池田 悟≪作曲家≫のArabesque

・・・深くしなやかに・・・(音源リンクしてます)

大編成:管理されたしっちゃかめっちゃか

2009-04-13 | 作曲/大編成

桜が咲き始め、満開になり、もう散ってしまった…風光の変化はむしろ邪魔にさえ思えた。盛大にして容赦の無い、それは時の経過のデモンストレーションだから。
大編成の作曲の仕方が、以前よりも少し分かってきた。分かるほどに難しくなった。例えば管の群的扱い。異なる種類の金管を重ね、それぞれの長所を混ぜ、補い合い、増強させた。
また、しっちゃかめっちゃかを整然と作ること。

大編成、それは細い筆の集積。緻密な肉付けを施す前に、骨の段階で吟味する。ストイックな状況でも魅力があれば、リッチにする価値がある。
中身が無ければ単なる艶々とした、こぎれいな曲以上にはならない。凡庸な楽案が塗り重ねで立派になるのは、一種のごまかし。

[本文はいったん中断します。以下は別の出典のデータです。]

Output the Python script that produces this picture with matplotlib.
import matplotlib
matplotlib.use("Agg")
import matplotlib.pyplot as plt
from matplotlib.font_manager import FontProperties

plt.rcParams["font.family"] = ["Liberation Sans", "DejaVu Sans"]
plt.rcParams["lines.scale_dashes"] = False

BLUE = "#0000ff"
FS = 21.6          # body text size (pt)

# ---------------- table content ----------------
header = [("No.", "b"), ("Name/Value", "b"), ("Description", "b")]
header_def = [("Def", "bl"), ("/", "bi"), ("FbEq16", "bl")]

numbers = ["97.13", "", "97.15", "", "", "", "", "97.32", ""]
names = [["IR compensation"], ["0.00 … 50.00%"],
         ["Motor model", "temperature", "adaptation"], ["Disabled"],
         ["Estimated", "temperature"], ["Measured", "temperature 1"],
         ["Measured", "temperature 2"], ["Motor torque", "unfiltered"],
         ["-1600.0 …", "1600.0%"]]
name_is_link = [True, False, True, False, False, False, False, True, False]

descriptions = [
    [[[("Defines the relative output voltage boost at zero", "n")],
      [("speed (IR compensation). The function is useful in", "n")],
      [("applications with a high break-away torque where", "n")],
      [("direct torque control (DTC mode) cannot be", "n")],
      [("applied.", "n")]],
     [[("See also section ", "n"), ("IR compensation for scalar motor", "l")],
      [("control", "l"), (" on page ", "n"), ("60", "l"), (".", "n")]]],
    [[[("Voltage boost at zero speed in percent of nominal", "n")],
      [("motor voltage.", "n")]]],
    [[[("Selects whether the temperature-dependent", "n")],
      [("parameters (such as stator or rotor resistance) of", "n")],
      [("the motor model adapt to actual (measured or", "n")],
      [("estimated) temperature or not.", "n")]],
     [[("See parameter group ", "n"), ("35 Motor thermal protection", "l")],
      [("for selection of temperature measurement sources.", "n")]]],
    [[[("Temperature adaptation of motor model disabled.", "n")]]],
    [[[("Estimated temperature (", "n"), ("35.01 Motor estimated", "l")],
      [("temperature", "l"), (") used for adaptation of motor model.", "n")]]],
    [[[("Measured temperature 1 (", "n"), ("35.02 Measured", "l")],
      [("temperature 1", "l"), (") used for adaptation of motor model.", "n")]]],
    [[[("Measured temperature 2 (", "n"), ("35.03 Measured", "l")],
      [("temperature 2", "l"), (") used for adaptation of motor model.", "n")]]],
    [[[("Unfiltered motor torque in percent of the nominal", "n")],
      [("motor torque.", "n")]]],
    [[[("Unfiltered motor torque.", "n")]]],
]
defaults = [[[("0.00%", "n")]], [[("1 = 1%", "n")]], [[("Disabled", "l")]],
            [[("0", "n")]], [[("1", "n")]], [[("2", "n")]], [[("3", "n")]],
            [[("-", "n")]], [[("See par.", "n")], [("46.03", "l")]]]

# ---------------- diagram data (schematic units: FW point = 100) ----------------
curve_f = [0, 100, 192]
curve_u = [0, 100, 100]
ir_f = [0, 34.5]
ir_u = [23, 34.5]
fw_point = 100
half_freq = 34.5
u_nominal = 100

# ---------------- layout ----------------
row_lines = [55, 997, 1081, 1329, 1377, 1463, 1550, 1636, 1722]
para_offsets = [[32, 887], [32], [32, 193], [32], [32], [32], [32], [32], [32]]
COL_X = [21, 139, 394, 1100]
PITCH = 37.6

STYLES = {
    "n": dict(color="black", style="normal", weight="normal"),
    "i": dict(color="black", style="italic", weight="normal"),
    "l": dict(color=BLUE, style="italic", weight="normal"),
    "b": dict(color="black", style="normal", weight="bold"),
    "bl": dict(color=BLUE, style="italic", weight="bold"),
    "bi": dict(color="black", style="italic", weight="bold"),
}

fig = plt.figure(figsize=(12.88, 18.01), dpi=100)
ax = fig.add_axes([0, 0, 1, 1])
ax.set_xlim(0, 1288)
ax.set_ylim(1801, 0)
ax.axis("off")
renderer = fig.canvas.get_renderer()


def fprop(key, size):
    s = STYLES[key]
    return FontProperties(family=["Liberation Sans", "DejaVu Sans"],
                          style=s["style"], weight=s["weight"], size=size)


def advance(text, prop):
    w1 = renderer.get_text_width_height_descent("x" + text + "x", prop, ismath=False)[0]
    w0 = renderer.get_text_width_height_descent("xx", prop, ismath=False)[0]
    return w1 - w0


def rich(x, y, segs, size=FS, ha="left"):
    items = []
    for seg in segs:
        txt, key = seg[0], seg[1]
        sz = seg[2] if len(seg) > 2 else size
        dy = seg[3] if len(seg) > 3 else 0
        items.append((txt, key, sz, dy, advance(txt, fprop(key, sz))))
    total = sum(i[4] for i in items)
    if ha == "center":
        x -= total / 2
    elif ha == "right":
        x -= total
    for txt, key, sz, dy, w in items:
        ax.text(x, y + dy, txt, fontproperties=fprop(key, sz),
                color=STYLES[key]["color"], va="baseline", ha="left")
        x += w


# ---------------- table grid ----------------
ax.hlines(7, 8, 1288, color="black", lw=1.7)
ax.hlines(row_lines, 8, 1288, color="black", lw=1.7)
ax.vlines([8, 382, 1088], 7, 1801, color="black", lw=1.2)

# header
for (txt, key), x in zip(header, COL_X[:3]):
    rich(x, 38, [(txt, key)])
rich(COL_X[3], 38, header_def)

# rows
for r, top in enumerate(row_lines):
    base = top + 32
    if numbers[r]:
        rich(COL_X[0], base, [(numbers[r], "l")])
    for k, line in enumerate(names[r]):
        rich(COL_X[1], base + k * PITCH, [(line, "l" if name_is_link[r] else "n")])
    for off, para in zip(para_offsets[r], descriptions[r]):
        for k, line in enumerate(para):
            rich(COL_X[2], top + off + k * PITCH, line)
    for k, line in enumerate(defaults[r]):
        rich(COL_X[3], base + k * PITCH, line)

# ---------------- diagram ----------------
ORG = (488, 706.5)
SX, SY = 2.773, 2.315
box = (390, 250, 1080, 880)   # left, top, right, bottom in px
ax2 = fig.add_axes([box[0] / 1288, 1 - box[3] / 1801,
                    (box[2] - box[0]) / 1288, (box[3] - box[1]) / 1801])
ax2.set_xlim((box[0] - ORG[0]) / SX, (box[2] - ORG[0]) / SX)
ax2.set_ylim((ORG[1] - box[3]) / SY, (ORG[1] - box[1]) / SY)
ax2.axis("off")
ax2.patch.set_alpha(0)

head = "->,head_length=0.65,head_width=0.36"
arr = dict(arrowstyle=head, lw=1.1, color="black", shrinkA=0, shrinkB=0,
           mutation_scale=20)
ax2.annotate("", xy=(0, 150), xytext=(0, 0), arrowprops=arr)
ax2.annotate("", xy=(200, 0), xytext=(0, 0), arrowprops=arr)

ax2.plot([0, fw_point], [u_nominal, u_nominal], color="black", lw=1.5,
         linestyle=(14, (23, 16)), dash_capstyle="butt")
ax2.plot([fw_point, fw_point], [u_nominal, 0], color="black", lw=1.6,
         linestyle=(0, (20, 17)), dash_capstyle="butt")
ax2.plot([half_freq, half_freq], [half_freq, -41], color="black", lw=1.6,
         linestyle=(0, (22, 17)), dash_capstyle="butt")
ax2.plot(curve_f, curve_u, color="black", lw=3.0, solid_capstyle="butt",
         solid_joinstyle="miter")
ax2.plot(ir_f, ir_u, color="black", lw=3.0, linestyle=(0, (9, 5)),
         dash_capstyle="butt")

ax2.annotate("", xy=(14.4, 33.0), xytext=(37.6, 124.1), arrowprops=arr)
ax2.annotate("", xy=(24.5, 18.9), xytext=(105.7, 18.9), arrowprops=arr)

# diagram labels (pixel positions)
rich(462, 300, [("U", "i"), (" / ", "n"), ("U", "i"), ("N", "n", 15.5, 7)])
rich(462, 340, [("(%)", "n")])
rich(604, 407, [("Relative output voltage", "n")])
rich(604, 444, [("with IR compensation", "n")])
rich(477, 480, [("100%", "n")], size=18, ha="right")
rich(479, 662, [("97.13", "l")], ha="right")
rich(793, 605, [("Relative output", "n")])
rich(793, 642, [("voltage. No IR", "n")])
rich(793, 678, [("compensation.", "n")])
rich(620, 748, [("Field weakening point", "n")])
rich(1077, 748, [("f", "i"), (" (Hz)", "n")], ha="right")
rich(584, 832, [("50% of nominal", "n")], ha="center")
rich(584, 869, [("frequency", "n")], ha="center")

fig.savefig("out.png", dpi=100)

大編成、それは室内楽と違い、聴き手が解釈し、補正して聴いてくれる事はない。
ピアノ曲や室内楽では、聴き手は様々な和音に色彩を感じ、個性的なパッセージにオーケストラの楽器を思い浮かべる。クライマックスでは壮麗な打楽器が鳴り響くかの錯覚を覚えることで、鑑賞に深みが出る。
大編成ではしかし、聴き手はだれもその様な歩み寄りをしない。「さあ、どうぞ楽しませて下さい、感動させて下さい」と、絢爛たる音の洪水に身を任せ、享受するのみ。書く者はそれを忘れてはならない。

その上で、音楽言語の違いを超えて一貫して書きたいものがあるはず。同時に過去と正反対のものも。過去の自分に足りないものは何か、と言うより足りないものだらけのはず。
微々たる進歩を重ねてきたが、いよいよ追い込み。骨のある曲を!

…完成目前の〆切間際、時間に余裕がたっぷりあった時には思いもつかないアイディアが、ふと湧いてきたりする。それらを取り入れ、曲全体を様々な観点で集中力の尽きるまで繰り返し見直し、時間的に限界になったらプリントする。すでに未明になっているが、プリントするのは成果を確認するエキサイティングな作業でもあり、疲れを忘れ一枚ずつ手に取る。
コピー、製本し、発送し、帰宅して食事を始めると、たちまち抜け殻のようになってしまった。